Bad Data Handbook does a good job of giving a range of reasons for bad data and how to deal with them to get useful results. Data sets need to be complete, coherent, correct, traceable. The correct data analysis mechanisms and tools also need to be used. One of the important examples for the requirement of traceability and accountability is the Sarbanes-Oxley act in the United States that requires certification of various financial statements with criminal consequences for lapses.
The book explains how data which is available to a data scientist/analyst in current times may have a lot of information but not be readily suitable for the outlined objectives. Sometimes the collected dataset will have generic data such as census information which needs to be processed as per the data analysis objectives. At other times there will be specific data related to user feedback for a particular model of popular car.
The book outlines how data obtained from various sources needs to be analysed and processed for targeting specific requirements. In such analysis and processing data analysis objectives need to be kept in focus. Important things to consider is choosing the correct dataset satisfying the output requirements, choosing and designing correct primary keys. These are essential for data analysis across entire data sets without losing comprehension.
One of the topics covered in this book from database application usage is the E-R relationship diagram. Authors discuss how the Entity-Relationship diagram needs to be considered so that the inter-relationship between database structures is known to the data analysis team and can be readily utilized for data pivoting and other advanced data analysis constructs.
The book also discusses choosing the correct data format where it can be viewed and manipulated for the data analysis objectives. The raw data can require regular expression filtering to process data into target data set; otherwise, it will also fall into category of bad data. Sometimes converting data to plot/graph gives a useful pictorial output which is otherwise difficult to comprehend from the numbers by itself.
Sometimes the data needs to be extracted from format fit for human consumption to one for machine processing and vice-versa. The book discusses how these requirements present some unique challenges. Text with unknown or misrepresented character encoding can be bad data for a text processing application. Errors due to incompatible encoding characters can be resolved by moving to uniform Unicode charactersets. Normalizing code to standardized Unicode charactersets has its own challenges in the migration effort which is discussed in this book.
Another source of bad data explained here is the data processing application specific characters which leak into plain text and impact the quality of the data. Url encoding, html encoding and sql escaping can all leak into text generated by a web application and create further bad data. Most websites have a robots.txt file that tells web-crawlers which directories it can crawl, how often it can visit them and so on. The authors share some precautions while writing web-crawlers with or without taking help of robots.txt file which can avoid capture of incorrect data.
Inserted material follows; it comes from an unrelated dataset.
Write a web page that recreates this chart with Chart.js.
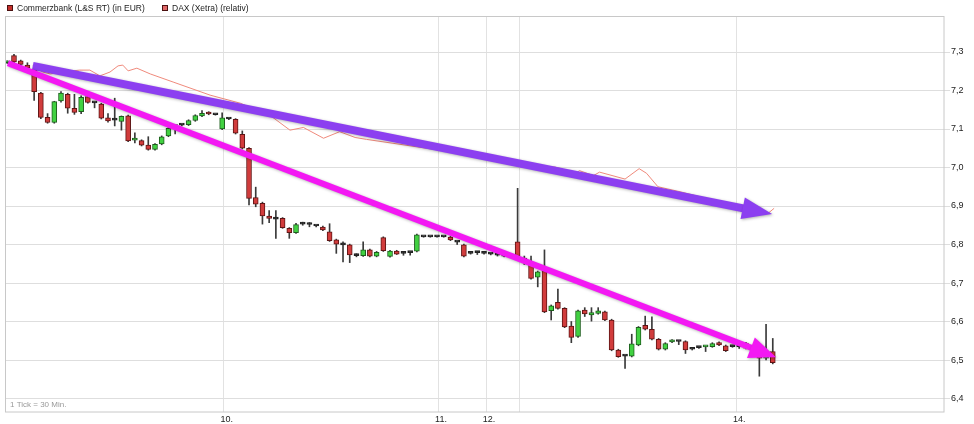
<!DOCTYPE html>
<html>
<head>
<meta charset="utf-8">
<script src="https://cdn.jsdelivr.net/npm/chart.js@4.4.1/dist/chart.umd.min.js"></script>
<style>
  html, body { margin: 0; padding: 0; background: #fff; }
</style>
</head>
<body>
<canvas id="chart" width="974" height="424"></canvas>
<script>
// Commerzbank 30-min candles (index 0..114)
const opens = [
  7.272, 7.291, 7.277, 7.266, 7.255, 7.193, 7.130, 7.117, 7.173, 7.190,
  7.154, 7.145, 7.184, 7.168, 7.165, 7.129, 7.123, 7.120, 7.134, 7.071,
  7.070, 7.058, 7.047, 7.061, 7.082, 7.106, 7.110, 7.111, 7.122, 7.134,
  7.143, 7.137, 7.100, 7.126, 7.125, 7.086, 7.050, 6.922, 6.907, 6.874,
  6.866, 6.868, 6.842, 6.831, 6.853, 6.852, 6.848, 6.845, 6.833, 6.812,
  6.799, 6.799, 6.771, 6.771, 6.786, 6.770, 6.818, 6.769, 6.783, 6.777,
  6.779, 6.783, 6.820, 6.820, 6.820, 6.820, 6.819, 6.806, 6.799, 6.777,
  6.779, 6.777, 6.775, 6.772, 6.770, 6.770, 6.807, 6.765, 6.751, 6.715,
  6.732, 6.628, 6.650, 6.634, 6.588, 6.561, 6.630, 6.617, 6.621, 6.625,
  6.604, 6.526, 6.510, 6.510, 6.539, 6.590, 6.580, 6.554, 6.528, 6.547,
  6.548, 6.548, 6.528, 6.532, 6.534, 6.535, 6.545, 6.537, 6.535, 6.535,
  6.544, 6.525, 6.520, 6.505, 6.522
];
const highs = [
  7.277, 7.294, 7.279, 7.272, 7.264, 7.195, 7.140, 7.172, 7.197, 7.193,
  7.190, 7.186, 7.190, 7.170, 7.167, 7.140, 7.180, 7.134, 7.136, 7.090,
  7.072, 7.080, 7.062, 7.082, 7.104, 7.110, 7.112, 7.124, 7.137, 7.148,
  7.145, 7.138, 7.142, 7.128, 7.127, 7.095, 7.052, 6.949, 6.910, 6.888,
  6.888, 6.870, 6.844, 6.855, 6.858, 6.857, 6.850, 6.848, 6.854, 6.814,
  6.807, 6.801, 6.776, 6.807, 6.788, 6.782, 6.820, 6.785, 6.785, 6.780,
  6.781, 6.827, 6.821, 6.821, 6.821, 6.821, 6.821, 6.808, 6.801, 6.779,
  6.782, 6.779, 6.777, 6.774, 6.772, 6.772, 6.946, 6.770, 6.770, 6.731,
  6.786, 6.643, 6.684, 6.636, 6.600, 6.630, 6.636, 6.636, 6.636, 6.627,
  6.606, 6.528, 6.512, 6.567, 6.587, 6.614, 6.612, 6.556, 6.545, 6.553,
  6.550, 6.550, 6.530, 6.534, 6.537, 6.545, 6.547, 6.539, 6.537, 6.540,
  6.546, 6.530, 6.522, 6.593, 6.556
];
const lows = [
  7.270, 7.272, 7.263, 7.256, 7.174, 7.127, 7.115, 7.115, 7.170, 7.141,
  7.138, 7.140, 7.167, 7.155, 7.126, 7.118, 7.108, 7.097, 7.067, 7.064,
  7.056, 7.045, 7.045, 7.059, 7.080, 7.087, 7.108, 7.109, 7.120, 7.132,
  7.137, 7.136, 7.098, 7.124, 7.087, 7.048, 6.903, 6.898, 6.853, 6.857,
  6.816, 6.842, 6.816, 6.829, 6.850, 6.846, 6.846, 6.836, 6.808, 6.777,
  6.755, 6.753, 6.768, 6.769, 6.768, 6.768, 6.782, 6.767, 6.774, 6.772,
  6.772, 6.781, 6.819, 6.819, 6.819, 6.819, 6.810, 6.800, 6.768, 6.775,
  6.774, 6.775, 6.773, 6.770, 6.768, 6.768, 6.768, 6.748, 6.710, 6.690,
  6.623, 6.604, 6.632, 6.584, 6.545, 6.559, 6.613, 6.601, 6.619, 6.602,
  6.524, 6.507, 6.478, 6.508, 6.537, 6.578, 6.552, 6.526, 6.526, 6.545,
  6.540, 6.517, 6.526, 6.530, 6.522, 6.533, 6.537, 6.522, 6.533, 6.530,
  6.529, 6.515, 6.458, 6.500, 6.490
];
const closes = [
  7.276, 7.274, 7.268, 7.258, 7.197, 7.130, 7.117, 7.171, 7.193, 7.154,
  7.143, 7.182, 7.169, 7.168, 7.128, 7.121, 7.123, 7.133, 7.069, 7.076,
  7.058, 7.047, 7.060, 7.080, 7.102, 7.108, 7.110, 7.122, 7.135, 7.141,
  7.139, 7.137, 7.129, 7.126, 7.089, 7.050, 6.920, 6.905, 6.874, 6.868,
  6.866, 6.844, 6.831, 6.852, 6.853, 6.852, 6.848, 6.838, 6.810, 6.801,
  6.799, 6.773, 6.771, 6.786, 6.770, 6.780, 6.784, 6.783, 6.775, 6.777,
  6.779, 6.825, 6.820, 6.820, 6.820, 6.820, 6.812, 6.806, 6.770, 6.777,
  6.779, 6.777, 6.775, 6.772, 6.770, 6.770, 6.770, 6.752, 6.712, 6.729,
  6.625, 6.641, 6.634, 6.586, 6.559, 6.628, 6.620, 6.623, 6.628, 6.604,
  6.526, 6.509, 6.510, 6.542, 6.585, 6.580, 6.554, 6.528, 6.543, 6.549,
  6.548, 6.526, 6.528, 6.532, 6.536, 6.543, 6.539, 6.524, 6.535, 6.535,
  6.531, 6.520, 6.505, 6.515, 6.493
];

// DAX (relativ) line, read at candle positions
const daxIdx = [3.8, 5.3, 6.4, 8.1, 10.8, 12.3, 13.8, 15.3, 16.5, 17.2, 18.0, 19.3, 21.3, 24.7, 30.2,
  34.7, 39.4, 42.1, 44.1, 47.1, 49.5, 51.8, 53.5, 64.4, 77.8, 81.6, 83.0, 84.0, 85.2, 87.3, 88.2,
  92.0, 94.1, 95.2, 96.9, 100.2, 106.1, 109.8, 113.3, 114.2];
const daxVals = [7.264, 7.248, 7.243, 7.248, 7.253, 7.253, 7.238, 7.248, 7.264, 7.266, 7.251, 7.258, 7.243, 7.222, 7.188,
  7.167, 7.132, 7.097, 7.104, 7.076, 7.093, 7.078, 7.073, 7.045, 7.004, 7.001, 6.994, 6.975, 6.992, 6.979, 6.988,
  6.970, 6.997, 6.985, 6.950, 6.937, 6.911, 6.895, 6.881, 6.894];

// day separators and their labels
const dayTicks = [32.25, 64.15, 71.3, 76.3, 108.55];
const dayLabels = ['10.', '11.', '12.', '', '14.'];
const priceTicks = [6.4, 6.5, 6.6, 6.7, 6.8, 6.9, 7.0, 7.1, 7.2, 7.3];

// hand-drawn trend arrows [index, price]
const arrowPurple = [[3.8, 7.264], [113.9, 6.879]];
const arrowMagenta = [[0.1, 7.271], [114.5, 6.507]];

const RED = '#d13c3c', GREEN = '#41d141';

const bodies = opens.map((o, i) => ({ x: i, y: [o, closes[i]] }));
const wicks = lows.map((l, i) => ({ x: i, y: [l, highs[i]] }));
const dax = daxIdx.map((x, i) => ({ x: x, y: daxVals[i] }));

function bodyColor(ctx) {
  const i = ctx.dataIndex;
  if (closes[i] > opens[i]) return GREEN;
  if (closes[i] < opens[i]) return RED;
  return '#222';
}
function bodyBorder(ctx) {
  const i = ctx.dataIndex;
  if (closes[i] > opens[i]) return '#1d5e1d';
  if (closes[i] < opens[i]) return '#5e1414';
  return '#222';
}

const decorPlugin = {
  id: 'decor',
  beforeDraw(chart) {
    const ctx = chart.ctx;
    ctx.save();
    ctx.fillStyle = '#fff';
    ctx.fillRect(0, 0, chart.width, chart.height);
    ctx.restore();
  },
  afterDatasetsDraw(chart) {
    const ctx = chart.ctx;
    const xs = chart.scales.x, ys = chart.scales.y;
    const drawArrow = (pts, color, width, headLen, headHalf) => {
      const x0 = xs.getPixelForValue(pts[0][0]), y0 = ys.getPixelForValue(pts[0][1]);
      const x1 = xs.getPixelForValue(pts[1][0]), y1 = ys.getPixelForValue(pts[1][1]);
      const len = Math.hypot(x1 - x0, y1 - y0);
      const ux = (x1 - x0) / len, uy = (y1 - y0) / len;
      const bx = x1 - ux * headLen, by = y1 - uy * headLen;
      ctx.save();
      ctx.shadowColor = 'rgba(0,0,0,0.3)';
      ctx.shadowBlur = 3;
      ctx.shadowOffsetX = 1;
      ctx.shadowOffsetY = 1;
      ctx.strokeStyle = color;
      ctx.lineWidth = width;
      ctx.lineCap = 'butt';
      ctx.beginPath();
      ctx.moveTo(x0, y0);
      ctx.lineTo(bx + ux * 2, by + uy * 2);
      ctx.stroke();
      ctx.fillStyle = color;
      ctx.beginPath();
      ctx.moveTo(x1, y1);
      ctx.lineTo(bx - uy * headHalf, by + ux * headHalf);
      ctx.lineTo(bx + uy * headHalf, by - ux * headHalf);
      ctx.closePath();
      ctx.fill();
      ctx.restore();
    };
    drawArrow(arrowPurple, '#8c3ff0', 8, 30, 11);
    drawArrow(arrowMagenta, '#f318f3', 6, 27, 11);
  },
  afterDraw(chart) {
    const ctx = chart.ctx;
    const a = chart.chartArea;
    ctx.save();
    // plot frame
    ctx.strokeStyle = '#c8c8c8';
    ctx.lineWidth = 1;
    ctx.strokeRect(Math.round(a.left) - 0.5, Math.round(a.top) + 0.5,
      Math.round(a.right - a.left) + 0.5, Math.round(a.bottom - a.top) - 0.5);
    // legend
    ctx.font = '8.5px "Liberation Sans", Arial, sans-serif';
    ctx.textBaseline = 'middle';
    ctx.textAlign = 'left';
    const items = [
      { x: 7, fill: '#c4302b', text: 'Commerzbank (L&S RT) (in EUR)' },
      { x: 162, fill: '#e06868', text: 'DAX (Xetra) (relativ)' }
    ];
    items.forEach(it => {
      ctx.fillStyle = it.fill;
      ctx.fillRect(it.x, 5, 6, 6);
      ctx.strokeStyle = '#4a1010';
      ctx.strokeRect(it.x + 0.5, 5.5, 5, 5);
      ctx.fillStyle = '#222';
      ctx.fillText(it.text, it.x + 10, 8.5);
    });
    // tick note
    ctx.font = '8px "Liberation Sans", Arial, sans-serif';
    ctx.fillStyle = '#999';
    ctx.fillText('1 Tick = 30 Min.', a.left + 4, a.bottom - 7);
    ctx.restore();
  }
};

new Chart(document.getElementById('chart'), {
  type: 'bar',
  data: {
    datasets: [
      {
        type: 'line',
        label: 'DAX (Xetra) (relativ)',
        data: dax,
        borderColor: '#f08a7c',
        borderWidth: 1,
        pointRadius: 0,
        tension: 0,
        order: 0
      },
      {
        label: 'Commerzbank (L&S RT) (in EUR)',
        data: bodies,
        backgroundColor: bodyColor,
        borderColor: bodyBorder,
        borderWidth: 1,
        borderSkipped: false,
        barThickness: 5,
        minBarLength: 2,
        grouped: false,
        order: 1
      },
      {
        label: 'wicks',
        data: wicks,
        backgroundColor: '#3a3a3a',
        borderWidth: 0,
        barThickness: 1,
        minBarLength: 1,
        grouped: false,
        order: 2
      }
    ]
  },
  options: {
    responsive: false,
    animation: false,
    layout: { padding: { top: 16, left: 6, right: 0, bottom: 0 } },
    plugins: {
      legend: { display: false },
      tooltip: { enabled: false }
    },
    scales: {
      x: {
        type: 'linear',
        min: -0.19,
        max: 139.5,
        offset: false,
        grid: { color: '#e2e2e2', drawTicks: false, offset: false },
        border: { display: false },
        afterBuildTicks: scale => { scale.ticks = dayTicks.map(v => ({ value: v })); },
        afterFit: scale => { scale.height = 12; },
        ticks: {
          autoSkip: false,
          maxRotation: 0,
          padding: 2,
          labelOffset: 3,
          color: '#222',
          font: { family: '"Liberation Sans", Arial, sans-serif', size: 9 },
          callback: (value, index) => dayLabels[index]
        }
      },
      y: {
        type: 'linear',
        position: 'right',
        min: 6.365,
        max: 7.3935,
        grid: { color: '#dedede', tickLength: 6 },
        border: { display: false },
        afterBuildTicks: scale => { scale.ticks = priceTicks.map(v => ({ value: v })); },
        afterFit: scale => { scale.width = 30; },
        ticks: {
          padding: 1,
          color: '#222',
          font: { family: '"Liberation Sans", Arial, sans-serif', size: 9 },
          callback: v => v.toFixed(1).replace('.', ',')
        }
      }
    }
  },
  plugins: [decorPlugin]
});
</script>
</body>
</html>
Also covered is how within survey data analysis, there are pros and cons for the operations performed on such survey data. By itself such data could have inaccuracies due to misrepresentation of facts from survey target audience and causing gaps in the collected information. The data analysis technique of imputing for such data improves statistics such as means and variances, however it is problematic for another aspect such as longitudinal analysis. Imputation bias and reporting error are two of the largest sources of bias in survey data, four other sources of bias are topcoding/bottomcoding, seam bias, proxy reporting, sample selection.